In the aftermath of the demise of Silicon Valley Bank (SVB), we’d like to share a different take on the story with a perspective driven by advanced prepayment speed analytics. When evaluating assets, particularly long-term assets, extremely accurate prepayment prediction is more crucial than ever for any bank, asset manager or hedge fund with exposure to mortgage-backed securities (MBS) in a portfolio.
What SVB’s meltdown has highlighted is that financial institutions with exposure to agency MBS on their balance sheets need both sufficient in-house MBS expertise and superior insight into future prepayment speeds.
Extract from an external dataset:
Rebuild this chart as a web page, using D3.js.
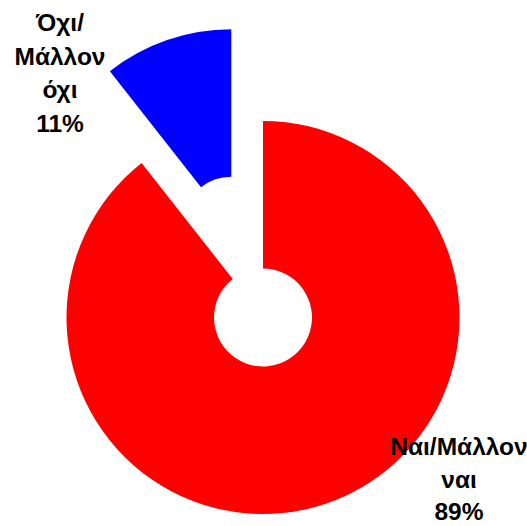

Otherwise, those investors may find themselves in deep, dark and uncharted waters.
As shown in Figure 1 below, agency MBS can offer spreads 150 bps or more above Treasury bonds of comparable duration and with little incremental credit risk and a 20% (or lower) risk weighting, making them highly attractive to yield-hungry, regulated investors, including regional banks, and especially those flush with cash from low-interest deposits.
Figure 1: MBS & Treasury Rates and Spreads Sold Off Sharply in 2022
(Treasury data from Edgar, TBAs from Infima)
This is good news for investors with excess cash to invest now, but bad news, sadly, for investors who bought MBS & Treasuries at or before the beginning of 2022. These attractive spreads are not “free lunches,” but rather compensate for prepayment risk – the risk, unrelated to credit, that the MBS prepays or extends at exactly the wrong time from the investors’ perspective, effectively transferring value to the underlying borrowers. (Colloquially, you will (almost) always get paid, but not necessarily when you’d like to be.)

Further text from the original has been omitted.